Ce n'est pas si facile de travailler à deux au montage. Je suis rapide et impatient, Françoise est méticuleuse et têtue. Je lui ai donné un coup de main au tournage et déjà fourni un paquet de sons pour que l'entretien sur Appelez-moi Madame glisse subrepticement vers la fiction comme elle aime le faire dans tous ses documentaires. Pendant que j'apprends ainsi à me familiariser avec Final Cut, Françoise prend le recul qui lui est nécessaire. Après avoir presque terminé la version française de ce retour en arrière de vingt-deux ans, elle a souhaité faire un montage radicalement différent pour la version anglaise qu'elle a baragouinée tant bien que mal, nouveaux plans, nouveaux sons, nouvelles astuces et nouveaux gags.
L'idée est marrante de faire deux films différents en français et en anglais pour aborder les mêmes thèmes : la transsexualité en 1986, le regard face caméra, le contrechamp explicite, le refus des commentaires, la difficulté de ne pas céder aux critiques, la distanciation, l'émotion des caractères, la fictionalisation... D'une langue à l'autre, le ton est différent.
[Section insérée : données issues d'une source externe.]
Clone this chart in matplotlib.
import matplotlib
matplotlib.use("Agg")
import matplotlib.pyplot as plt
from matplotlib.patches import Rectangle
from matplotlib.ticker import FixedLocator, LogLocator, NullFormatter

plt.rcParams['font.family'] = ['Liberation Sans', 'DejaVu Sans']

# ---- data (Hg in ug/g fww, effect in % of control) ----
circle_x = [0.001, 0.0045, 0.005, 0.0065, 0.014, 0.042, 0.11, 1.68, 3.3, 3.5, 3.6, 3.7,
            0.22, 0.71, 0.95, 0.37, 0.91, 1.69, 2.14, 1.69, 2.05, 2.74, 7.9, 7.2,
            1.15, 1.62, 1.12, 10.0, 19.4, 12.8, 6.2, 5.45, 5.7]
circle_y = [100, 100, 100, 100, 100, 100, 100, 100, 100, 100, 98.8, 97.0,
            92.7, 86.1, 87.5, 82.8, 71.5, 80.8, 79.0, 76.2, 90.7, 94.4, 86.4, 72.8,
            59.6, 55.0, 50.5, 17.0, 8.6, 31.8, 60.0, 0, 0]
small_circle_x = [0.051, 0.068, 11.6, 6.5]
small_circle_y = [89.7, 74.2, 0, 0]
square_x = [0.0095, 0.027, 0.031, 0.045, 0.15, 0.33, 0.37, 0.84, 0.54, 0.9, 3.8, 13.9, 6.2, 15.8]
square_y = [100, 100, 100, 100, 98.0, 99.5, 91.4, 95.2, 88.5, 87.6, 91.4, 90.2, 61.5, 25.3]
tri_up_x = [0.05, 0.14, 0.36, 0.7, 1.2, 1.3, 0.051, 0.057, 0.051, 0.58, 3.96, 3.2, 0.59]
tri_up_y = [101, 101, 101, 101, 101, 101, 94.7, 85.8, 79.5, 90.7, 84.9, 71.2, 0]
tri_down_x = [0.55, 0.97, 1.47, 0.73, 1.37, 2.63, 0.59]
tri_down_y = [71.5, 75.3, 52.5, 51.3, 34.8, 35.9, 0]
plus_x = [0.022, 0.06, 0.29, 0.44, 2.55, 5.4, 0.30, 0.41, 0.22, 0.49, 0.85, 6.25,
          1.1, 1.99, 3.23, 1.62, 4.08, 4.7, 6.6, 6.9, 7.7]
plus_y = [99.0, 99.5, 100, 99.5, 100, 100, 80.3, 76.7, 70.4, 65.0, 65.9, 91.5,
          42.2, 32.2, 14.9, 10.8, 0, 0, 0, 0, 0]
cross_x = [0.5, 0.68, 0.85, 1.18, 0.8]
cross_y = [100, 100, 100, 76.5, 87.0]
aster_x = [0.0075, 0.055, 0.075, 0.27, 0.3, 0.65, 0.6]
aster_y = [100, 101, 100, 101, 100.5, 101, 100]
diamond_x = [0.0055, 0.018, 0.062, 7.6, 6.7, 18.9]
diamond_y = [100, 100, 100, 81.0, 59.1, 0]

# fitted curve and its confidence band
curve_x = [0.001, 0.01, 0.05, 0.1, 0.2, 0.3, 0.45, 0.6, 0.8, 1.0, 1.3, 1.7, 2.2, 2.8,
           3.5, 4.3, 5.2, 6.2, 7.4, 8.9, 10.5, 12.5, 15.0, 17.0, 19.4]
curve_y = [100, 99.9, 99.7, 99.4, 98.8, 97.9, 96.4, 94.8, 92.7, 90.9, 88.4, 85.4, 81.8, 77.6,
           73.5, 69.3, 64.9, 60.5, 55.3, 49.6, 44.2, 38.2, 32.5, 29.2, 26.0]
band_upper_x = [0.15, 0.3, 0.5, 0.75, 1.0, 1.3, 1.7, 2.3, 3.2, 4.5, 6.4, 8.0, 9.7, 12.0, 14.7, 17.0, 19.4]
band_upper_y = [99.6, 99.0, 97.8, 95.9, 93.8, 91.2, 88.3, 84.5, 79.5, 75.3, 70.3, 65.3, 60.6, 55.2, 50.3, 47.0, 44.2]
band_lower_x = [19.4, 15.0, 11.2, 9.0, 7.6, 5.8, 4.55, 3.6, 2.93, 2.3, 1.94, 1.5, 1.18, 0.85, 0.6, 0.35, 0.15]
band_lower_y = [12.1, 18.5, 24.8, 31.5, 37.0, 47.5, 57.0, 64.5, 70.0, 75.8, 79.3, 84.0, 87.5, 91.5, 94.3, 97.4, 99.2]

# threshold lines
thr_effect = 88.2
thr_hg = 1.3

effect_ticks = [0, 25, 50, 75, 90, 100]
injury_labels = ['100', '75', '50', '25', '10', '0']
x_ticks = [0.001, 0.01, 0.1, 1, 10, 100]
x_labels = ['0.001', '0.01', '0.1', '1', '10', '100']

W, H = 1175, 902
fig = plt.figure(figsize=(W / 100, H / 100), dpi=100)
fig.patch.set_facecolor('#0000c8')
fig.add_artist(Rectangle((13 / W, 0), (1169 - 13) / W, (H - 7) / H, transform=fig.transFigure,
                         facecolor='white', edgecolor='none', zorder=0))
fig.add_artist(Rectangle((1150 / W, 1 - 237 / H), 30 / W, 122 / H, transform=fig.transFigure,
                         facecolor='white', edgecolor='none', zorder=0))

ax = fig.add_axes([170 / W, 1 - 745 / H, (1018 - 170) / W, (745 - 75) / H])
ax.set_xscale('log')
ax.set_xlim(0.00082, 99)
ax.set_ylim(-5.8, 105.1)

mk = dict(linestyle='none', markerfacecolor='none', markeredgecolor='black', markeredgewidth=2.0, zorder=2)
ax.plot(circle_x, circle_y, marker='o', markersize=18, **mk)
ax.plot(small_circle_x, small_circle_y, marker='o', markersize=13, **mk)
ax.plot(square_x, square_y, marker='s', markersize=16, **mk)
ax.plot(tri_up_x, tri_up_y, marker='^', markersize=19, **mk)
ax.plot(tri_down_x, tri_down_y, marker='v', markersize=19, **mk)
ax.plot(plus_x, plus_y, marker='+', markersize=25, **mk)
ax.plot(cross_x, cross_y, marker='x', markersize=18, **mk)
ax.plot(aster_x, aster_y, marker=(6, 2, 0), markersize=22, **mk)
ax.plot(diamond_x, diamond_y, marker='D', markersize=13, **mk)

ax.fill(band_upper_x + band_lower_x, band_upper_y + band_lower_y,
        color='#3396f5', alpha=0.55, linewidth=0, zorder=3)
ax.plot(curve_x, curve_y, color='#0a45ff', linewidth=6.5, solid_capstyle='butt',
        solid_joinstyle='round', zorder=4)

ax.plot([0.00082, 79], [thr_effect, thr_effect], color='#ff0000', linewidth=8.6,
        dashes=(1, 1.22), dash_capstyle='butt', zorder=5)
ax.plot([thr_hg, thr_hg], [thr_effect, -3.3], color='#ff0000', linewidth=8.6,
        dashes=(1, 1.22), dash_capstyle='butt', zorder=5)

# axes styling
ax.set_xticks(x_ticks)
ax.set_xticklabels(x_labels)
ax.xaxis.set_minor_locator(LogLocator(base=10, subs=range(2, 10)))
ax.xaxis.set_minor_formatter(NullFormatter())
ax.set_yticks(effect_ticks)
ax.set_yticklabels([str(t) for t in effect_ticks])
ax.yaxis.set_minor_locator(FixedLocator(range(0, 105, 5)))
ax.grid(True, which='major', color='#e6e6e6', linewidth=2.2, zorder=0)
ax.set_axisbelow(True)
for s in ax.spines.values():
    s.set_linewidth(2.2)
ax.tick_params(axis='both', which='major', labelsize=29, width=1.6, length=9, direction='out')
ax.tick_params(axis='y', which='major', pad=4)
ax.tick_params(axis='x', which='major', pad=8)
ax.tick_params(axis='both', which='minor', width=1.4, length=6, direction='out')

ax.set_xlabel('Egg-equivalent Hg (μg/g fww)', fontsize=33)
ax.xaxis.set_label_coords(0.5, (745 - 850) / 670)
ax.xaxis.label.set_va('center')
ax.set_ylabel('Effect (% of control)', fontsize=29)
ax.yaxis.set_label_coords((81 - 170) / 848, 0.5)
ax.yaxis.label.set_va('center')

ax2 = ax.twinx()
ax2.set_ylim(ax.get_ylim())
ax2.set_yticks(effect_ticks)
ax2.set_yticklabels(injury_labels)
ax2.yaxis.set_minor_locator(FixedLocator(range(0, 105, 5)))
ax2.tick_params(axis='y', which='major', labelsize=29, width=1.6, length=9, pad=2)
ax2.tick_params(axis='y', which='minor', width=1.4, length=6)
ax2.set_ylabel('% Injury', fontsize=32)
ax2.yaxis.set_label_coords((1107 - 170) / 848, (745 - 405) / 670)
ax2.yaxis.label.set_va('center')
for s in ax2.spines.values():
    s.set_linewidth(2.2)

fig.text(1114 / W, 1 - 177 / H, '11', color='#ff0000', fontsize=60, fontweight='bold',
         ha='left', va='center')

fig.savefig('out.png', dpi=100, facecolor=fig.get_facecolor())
Le français est plus direct et badin, l'anglais plus sec et hésitant.
Comme j'avais équipé Françoise d'un micro-cravate caché sous son corsage et clippé sur son soutien-gorge, la voix est claire, détachée, sans presque aucun coup de vent sur la membrane. Nous sommes même obligés de rajouter des sons seuls pour retrouver l'ambiance maritime et les grillons lorsque la terre est en vue. Clapotis, grincements que je mêle à ceux de la contrebasse d'Olivier Koechlin, mouettes moqueuses, splash et la musique composée initialement pour son film Si toi aussi tu m'abandonnes. Supprimée pour de sinistres raisons déjà abordées à l'époque du procès (gagné) contre la société de l'indélicat Serge Moati, c'est la première fois qu'on pourra l'entendre, du moins les parties avec le violoncelliste Didier Petit.
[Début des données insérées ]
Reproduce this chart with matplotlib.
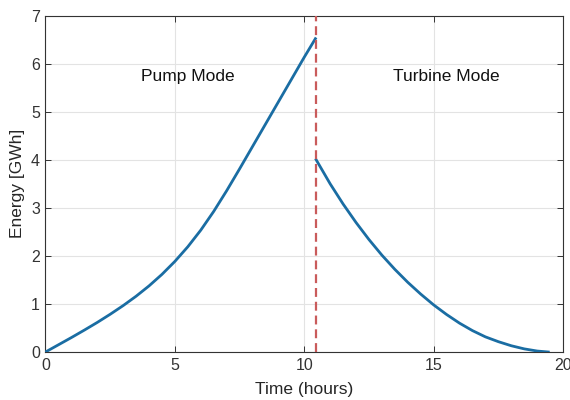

Il faut donc tout réimaginer et inventer en s'attaquant à la version anglophone. Les prises de vue sont évidemment différentes, mais il faut trouver le ton qui convient par le rythme du montage et la bande-son qui prend une importance colossale puisqu'elle joue sur le hors-champ. Françoise s'amuse d'ailleurs de quelques contrechamps savoureux avec son père qui roupille à l'avant du bateau et ma pomme, le casque sur les oreilles, m'agrippant au filin pour ne pas passer par-dessus bord ! Pour garder le cadre fixe tandis que le bateau tangue tant que ça peut, je maintiens la caméra si fort avec la main gauche que j'attraperai une tendinite dès le premier matin. Je veux que le cadre ne lâche pas Françoise avec l'arrière-plan qui chavire à nous en faire attraper le mal de mer.
Pour cette seconde interprétation, avec relativement peu de matériau, Françoise joue des désynchronisations, des frottements, des chevauchements, elle provoque en montrant que les coulisses sont aussi parlantes que l'attaque frontale. Sans tout dévoiler, ce sont les bêtises et les maladresses du tournage et du montage qui déclenchent en nous les meilleures idées. Face à l'adversité, nous sommes obligés d'inventer... Tout le monde est logé à la même enseigne.